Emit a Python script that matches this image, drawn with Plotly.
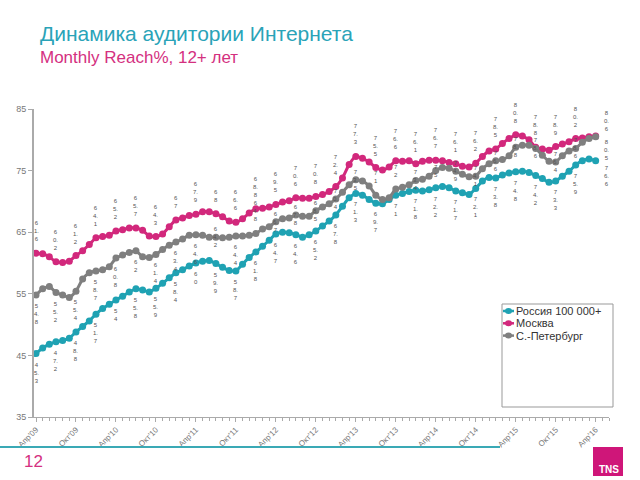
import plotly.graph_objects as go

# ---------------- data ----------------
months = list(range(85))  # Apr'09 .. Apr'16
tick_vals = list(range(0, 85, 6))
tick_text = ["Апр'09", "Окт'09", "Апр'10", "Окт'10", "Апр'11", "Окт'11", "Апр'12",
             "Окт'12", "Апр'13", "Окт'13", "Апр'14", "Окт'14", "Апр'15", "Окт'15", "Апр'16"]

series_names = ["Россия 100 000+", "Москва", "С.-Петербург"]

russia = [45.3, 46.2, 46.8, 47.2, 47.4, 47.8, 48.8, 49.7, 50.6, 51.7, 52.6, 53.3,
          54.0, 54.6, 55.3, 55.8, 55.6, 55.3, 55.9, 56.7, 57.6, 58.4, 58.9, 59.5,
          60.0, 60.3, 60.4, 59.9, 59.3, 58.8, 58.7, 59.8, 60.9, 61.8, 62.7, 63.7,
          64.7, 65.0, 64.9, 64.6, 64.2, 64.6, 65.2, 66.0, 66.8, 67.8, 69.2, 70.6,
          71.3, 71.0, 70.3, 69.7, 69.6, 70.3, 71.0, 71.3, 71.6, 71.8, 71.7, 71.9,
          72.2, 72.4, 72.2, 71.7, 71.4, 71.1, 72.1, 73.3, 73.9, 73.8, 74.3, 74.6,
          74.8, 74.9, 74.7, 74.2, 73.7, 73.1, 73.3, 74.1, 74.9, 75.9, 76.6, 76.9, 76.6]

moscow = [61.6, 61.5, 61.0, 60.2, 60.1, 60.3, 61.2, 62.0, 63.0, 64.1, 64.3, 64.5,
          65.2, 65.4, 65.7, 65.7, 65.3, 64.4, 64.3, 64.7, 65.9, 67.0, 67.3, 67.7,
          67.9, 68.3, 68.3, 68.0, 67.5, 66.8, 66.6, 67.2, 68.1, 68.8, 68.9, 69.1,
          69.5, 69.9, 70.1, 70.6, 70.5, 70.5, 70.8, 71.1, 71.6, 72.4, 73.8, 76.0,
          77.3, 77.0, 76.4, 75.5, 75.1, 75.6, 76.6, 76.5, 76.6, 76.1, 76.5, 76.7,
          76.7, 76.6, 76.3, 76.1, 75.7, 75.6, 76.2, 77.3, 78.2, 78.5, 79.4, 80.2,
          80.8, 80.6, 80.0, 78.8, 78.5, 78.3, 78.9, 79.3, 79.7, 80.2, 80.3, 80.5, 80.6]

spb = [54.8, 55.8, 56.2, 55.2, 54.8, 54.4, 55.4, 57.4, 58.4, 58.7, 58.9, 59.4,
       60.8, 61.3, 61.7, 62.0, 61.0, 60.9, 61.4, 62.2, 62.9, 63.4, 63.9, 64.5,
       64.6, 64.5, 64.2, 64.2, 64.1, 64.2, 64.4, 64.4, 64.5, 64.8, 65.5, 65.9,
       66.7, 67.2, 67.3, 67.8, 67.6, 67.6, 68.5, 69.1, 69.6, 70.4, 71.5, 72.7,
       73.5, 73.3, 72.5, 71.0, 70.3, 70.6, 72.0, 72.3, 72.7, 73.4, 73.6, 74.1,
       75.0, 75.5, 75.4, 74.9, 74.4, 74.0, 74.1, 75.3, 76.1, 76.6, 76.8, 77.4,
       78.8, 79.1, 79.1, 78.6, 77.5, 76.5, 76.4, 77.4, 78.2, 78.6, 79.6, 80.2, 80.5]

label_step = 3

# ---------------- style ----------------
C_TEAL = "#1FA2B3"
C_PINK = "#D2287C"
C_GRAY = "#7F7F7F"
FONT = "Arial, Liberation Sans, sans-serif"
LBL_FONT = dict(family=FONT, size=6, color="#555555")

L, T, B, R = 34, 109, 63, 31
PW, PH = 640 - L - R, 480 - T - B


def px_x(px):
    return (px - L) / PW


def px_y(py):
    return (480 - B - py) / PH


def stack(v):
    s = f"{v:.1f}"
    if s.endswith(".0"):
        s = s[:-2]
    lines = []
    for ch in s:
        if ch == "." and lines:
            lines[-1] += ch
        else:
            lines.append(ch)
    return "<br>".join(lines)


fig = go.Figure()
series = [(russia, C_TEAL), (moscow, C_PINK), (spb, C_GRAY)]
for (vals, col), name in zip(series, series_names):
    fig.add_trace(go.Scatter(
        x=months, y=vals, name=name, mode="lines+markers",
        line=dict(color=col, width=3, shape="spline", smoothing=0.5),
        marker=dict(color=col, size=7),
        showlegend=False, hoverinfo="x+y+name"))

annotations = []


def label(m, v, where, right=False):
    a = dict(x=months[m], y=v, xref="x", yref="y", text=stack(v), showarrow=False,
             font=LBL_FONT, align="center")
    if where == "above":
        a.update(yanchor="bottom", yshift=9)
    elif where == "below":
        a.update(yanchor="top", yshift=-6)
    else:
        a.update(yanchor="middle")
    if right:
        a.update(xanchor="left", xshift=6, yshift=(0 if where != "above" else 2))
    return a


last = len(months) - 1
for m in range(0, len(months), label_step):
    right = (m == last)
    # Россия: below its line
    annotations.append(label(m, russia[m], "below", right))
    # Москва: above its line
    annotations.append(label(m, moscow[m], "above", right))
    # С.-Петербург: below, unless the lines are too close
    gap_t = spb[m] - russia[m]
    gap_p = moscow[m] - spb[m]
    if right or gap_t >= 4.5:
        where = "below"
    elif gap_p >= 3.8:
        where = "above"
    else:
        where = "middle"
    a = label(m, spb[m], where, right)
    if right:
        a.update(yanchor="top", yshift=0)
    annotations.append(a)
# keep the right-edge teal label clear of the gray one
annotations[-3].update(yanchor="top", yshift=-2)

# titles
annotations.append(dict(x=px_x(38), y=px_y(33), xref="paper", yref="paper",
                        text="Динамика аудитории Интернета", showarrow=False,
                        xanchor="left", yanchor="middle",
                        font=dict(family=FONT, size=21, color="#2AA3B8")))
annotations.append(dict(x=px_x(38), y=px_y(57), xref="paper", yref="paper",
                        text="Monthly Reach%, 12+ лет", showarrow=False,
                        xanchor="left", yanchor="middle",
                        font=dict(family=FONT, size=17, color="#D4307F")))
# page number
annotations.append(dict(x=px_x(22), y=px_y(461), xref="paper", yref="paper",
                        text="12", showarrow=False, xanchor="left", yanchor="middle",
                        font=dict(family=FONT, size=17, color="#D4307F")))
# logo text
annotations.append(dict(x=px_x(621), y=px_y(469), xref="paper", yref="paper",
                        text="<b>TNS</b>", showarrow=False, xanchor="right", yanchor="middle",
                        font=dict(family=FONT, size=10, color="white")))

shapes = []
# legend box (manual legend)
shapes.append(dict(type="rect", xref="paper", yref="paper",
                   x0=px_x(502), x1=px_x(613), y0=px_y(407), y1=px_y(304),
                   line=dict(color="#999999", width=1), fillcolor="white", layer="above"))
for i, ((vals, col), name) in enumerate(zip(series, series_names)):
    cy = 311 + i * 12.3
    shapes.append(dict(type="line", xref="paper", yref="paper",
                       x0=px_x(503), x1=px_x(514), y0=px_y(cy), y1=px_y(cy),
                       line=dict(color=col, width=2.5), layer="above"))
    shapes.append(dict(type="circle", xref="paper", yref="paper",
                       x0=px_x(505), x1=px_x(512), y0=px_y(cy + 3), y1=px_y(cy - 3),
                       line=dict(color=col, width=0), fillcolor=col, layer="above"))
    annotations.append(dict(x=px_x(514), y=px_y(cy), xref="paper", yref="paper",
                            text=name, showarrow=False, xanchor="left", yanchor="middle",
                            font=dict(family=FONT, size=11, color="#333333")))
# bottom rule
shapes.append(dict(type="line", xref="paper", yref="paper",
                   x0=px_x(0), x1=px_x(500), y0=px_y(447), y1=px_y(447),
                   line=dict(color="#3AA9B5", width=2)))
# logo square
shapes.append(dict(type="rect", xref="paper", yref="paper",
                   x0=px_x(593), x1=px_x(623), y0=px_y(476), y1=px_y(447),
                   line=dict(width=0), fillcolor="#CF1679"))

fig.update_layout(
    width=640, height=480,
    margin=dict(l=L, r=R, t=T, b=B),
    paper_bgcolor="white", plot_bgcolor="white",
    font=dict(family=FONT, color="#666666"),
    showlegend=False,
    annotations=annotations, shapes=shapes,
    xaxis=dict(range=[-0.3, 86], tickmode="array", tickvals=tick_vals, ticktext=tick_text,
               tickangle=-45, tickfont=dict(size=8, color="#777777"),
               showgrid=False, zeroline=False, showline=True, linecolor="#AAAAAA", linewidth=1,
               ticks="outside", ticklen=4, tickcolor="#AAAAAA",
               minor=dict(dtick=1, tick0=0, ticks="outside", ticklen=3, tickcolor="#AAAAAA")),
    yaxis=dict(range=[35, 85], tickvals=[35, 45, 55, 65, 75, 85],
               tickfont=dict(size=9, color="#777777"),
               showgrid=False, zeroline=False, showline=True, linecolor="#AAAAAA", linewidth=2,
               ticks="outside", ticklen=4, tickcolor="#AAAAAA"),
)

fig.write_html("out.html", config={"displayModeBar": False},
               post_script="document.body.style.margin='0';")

_ _ _ _ _ _ _

■ **AIM OF THE TASK**
Everything from the top line of the data down to and including the line with "import plotly.graph_objects as go" is to be copied, except the pictures.

■ **WRITTEN RESPONSE**
Emit a Python script that matches this image, drawn with Plotly.
import plotly.graph_objects as go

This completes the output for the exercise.